Nine out of 10 investment analysts who cover container shipping are bearish on the industry. They see the industry in cyclical terms, and believe the large numbers of post-Panamax ships set to enter service in 2007 and 2008 will inject excess capacity into the market that will drive down rates. The 250 ships in excess of 5,000 TEUs that are currently on order for delivery through 2008, according to H. Clarkson, mean an additional 50 percent of today's deployed capacity is on order or under construction at shipyards in Korea, Japan and China. Historically, that's a high percentage.

The carriers are pointing fingers at each other - never a good sign.
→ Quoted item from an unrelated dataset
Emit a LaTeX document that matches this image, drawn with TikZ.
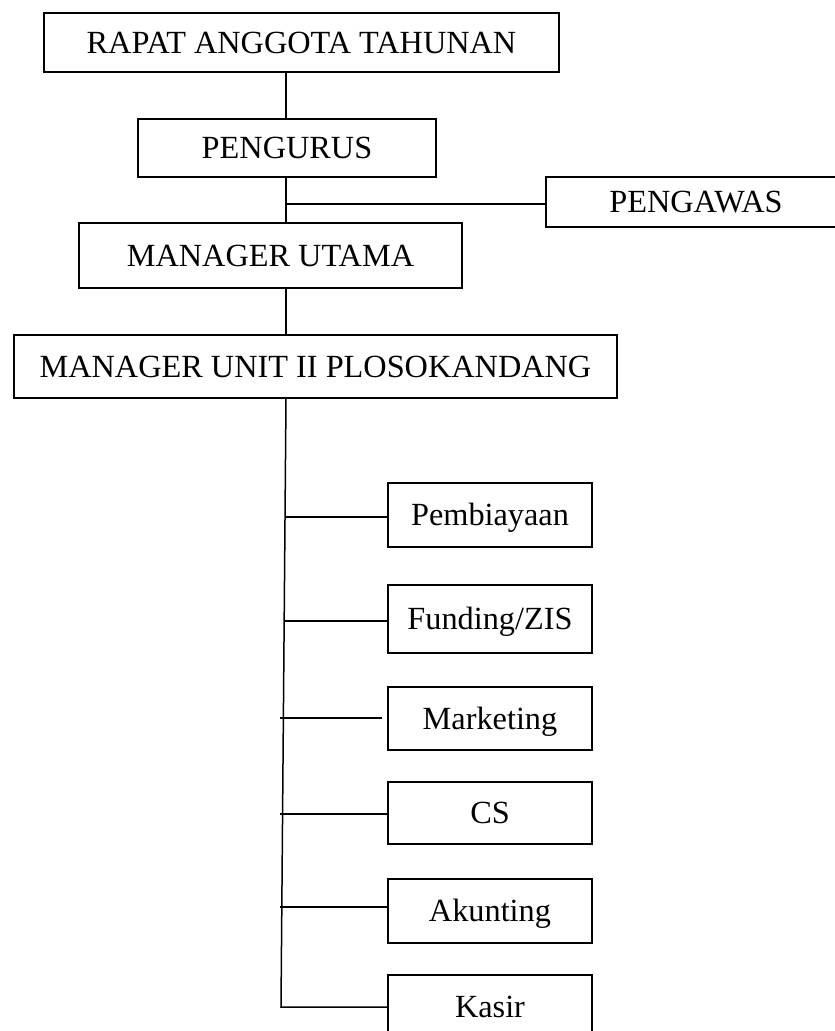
\documentclass[tikz,border=0pt]{standalone}
\usepackage{fontspec}
\setmainfont{Liberation Serif}
\begin{document}
\begin{tikzpicture}[x=1bp,y=-1bp,
  box/.style={draw,line width=1.6bp,rectangle,inner sep=0pt,
    text height=21bp,text depth=0bp,
    font=\fontsize{32.3bp}{38bp}\selectfont},
  link/.style={line width=1.5bp}]
\clip (0,0) rectangle (835,1031);
% boxes
\node[box,minimum width=515bp,minimum height=59bp] (rat) at (301.5,42.5) {RAPAT ANGGOTA TAHUNAN};
\node[box,minimum width=298bp,minimum height=58bp] (peng) at (287,148) {PENGURUS};
\node[box,minimum width=300bp,minimum height=50bp] (pws) at (696,202) {PENGAWAS};
\node[box,minimum width=383bp,minimum height=65bp] (mu) at (270.5,255.5) {MANAGER UTAMA};
\node[box,minimum width=603bp,minimum height=63bp] (mun) at (315.5,366.5) {MANAGER UNIT II PLOSOKANDANG};
\node[box,minimum width=204bp,minimum height=64bp] (pem) at (490,515) {Pembiayaan};
\node[box,minimum width=204bp,minimum height=68bp] (fund) at (490,619) {Funding/ZIS};
\node[box,minimum width=204bp,minimum height=63bp] (mkt) at (490,718.5) {Marketing};
\node[box,minimum width=204bp,minimum height=62bp] (cs) at (490,813) {CS};
\node[box,minimum width=204bp,minimum height=64bp] (akt) at (490,911) {Akunting};
\node[box,minimum width=204bp,minimum height=64bp] (ksr) at (490,1007) {Kasir};
% top chain
\coordinate (ax) at (286,0);
\draw[link] (rat.south -| ax) -- (peng.north -| ax);
\draw[link] (peng.south -| ax) -- (mu.north -| ax);
\coordinate (pj) at (286,204);
\draw[link] (pj) -- (pj -| pws.west);
\draw[link] (mu.south -| ax) -- (mun.north -| ax);
% spine
\coordinate (sp1) at (286,398);
\coordinate (sp2) at (281,1007);
\draw[link] (sp1) -- (sp2) -- (sp2 -| ksr.west);
\coordinate (b1) at (285,517);
\coordinate (b2) at (285,621);
\coordinate (b3) at (280,718);
\coordinate (b4) at (280,814);
\coordinate (b5) at (280,907);
\draw[link] (b1) -- (b1 -| pem.west);
\draw[link] (b2) -- (b2 -| fund.west);
\draw[link] (b3) -- ([xshift=-5bp]b3 -| mkt.west);
\draw[link] (b4) -- (b4 -| cs.west);
\draw[link] (b5) -- (b5 -| akt.west);
\end{tikzpicture}
\end{document}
They're blaming their fellow lines for cutting rates over the past year in the interest of preserving market share. "K" Line's president and chief executive, Hiroyuki Maekawa, told the summit that his company's profit will decline by $400 million in 2006 from 2005 because of a combination of higher fuel costs and lower rates. "We've been irresponsible and (are) easily relying on rate competition to secure our own respective market share once adverse market conditions arise," Maekawa said in a speech.

What's more, shippers, who are never gentle with carriers when it comes to rate negotiations, will be cutting the lines no slack in 2007.

The economy in the U.S. is slowing - real gross domestic product increased at an annual rate of just 1.6 percent in the third quarter of 2006, retail sales growth shows signs of weakness, and holiday sales have started earlier than ever - and the 2007 negotiating season next spring promises to be brutal.

With this as a backdrop, how could things possibly be different next year? How could the majority consensus of the analyst community be off the mark? To find the answer, you have to look beyond the obvious.

The obvious is well known. Carriers make several arguments, noting that the true supply-and-demand situation needs to take into account factors often overlooked. These include the actual operating capacity of ships, which is lower than the posted TEU capacity; the fact that landside bottlenecks, such as rail congestion in North America, reduce the effective capacity of the end-to-end container system; and the extended time it often takes to rotate new tonnage into the complex deployments of the multicarrier alliances that dominate the industry. All true. But the real change is time - times have changed.

Look at the industry today. The center of gravity has shifted to Asia, and especially to China. China accounted for 11 percent of Asia's container trade with the U.S. in 1992 according to PIERS Global Intelligence Solutions data; last year, it accounted for 65 percent. Of the world's top 20 container ports in 2005, 14 were in Asia, including the top five, in order of volume, Singapore, Hong Kong, Shanghai, Shenzhen and Busan.

With that, the influence of Chinese leaders such as Capt. Wei Jiafu, Cosco Group chairman and chief executive, has grown. Capt. Wei's stature in the industry hit a new high last week following the triumph of the 3rd World Shipping (China) Summit, which he started and which is now unquestionably the most important shipping conference in Asia and probably in the world. There is no industry event in the world today that attracts such a large number of carrier CEOs, port directors and association chiefs, and the reputation of the event as a Davos of the shipping industry is only growing. The 4th Summit, which promises to be even larger, will be held next fall in Tianjin.

And real leadership among container carriers, when it's manifested, can make a difference. Olav Rakkenes of Atlantic Container Line pulled the trans-Atlantic trade out of a deep trough in the mid-1990s. Without leadership, carriers all too often pledge at Box Club meetings to hold the line on rates only to allow their sales forces to aggressively undercut each other, even when supply and demand fail to point to weakness. Leadership is poised to reassert itself, this time on a global level.

Many will counter that history of rate cutting will repeat itself, as it has many times in the past. Is the situation different today? The idea can't be dismissed.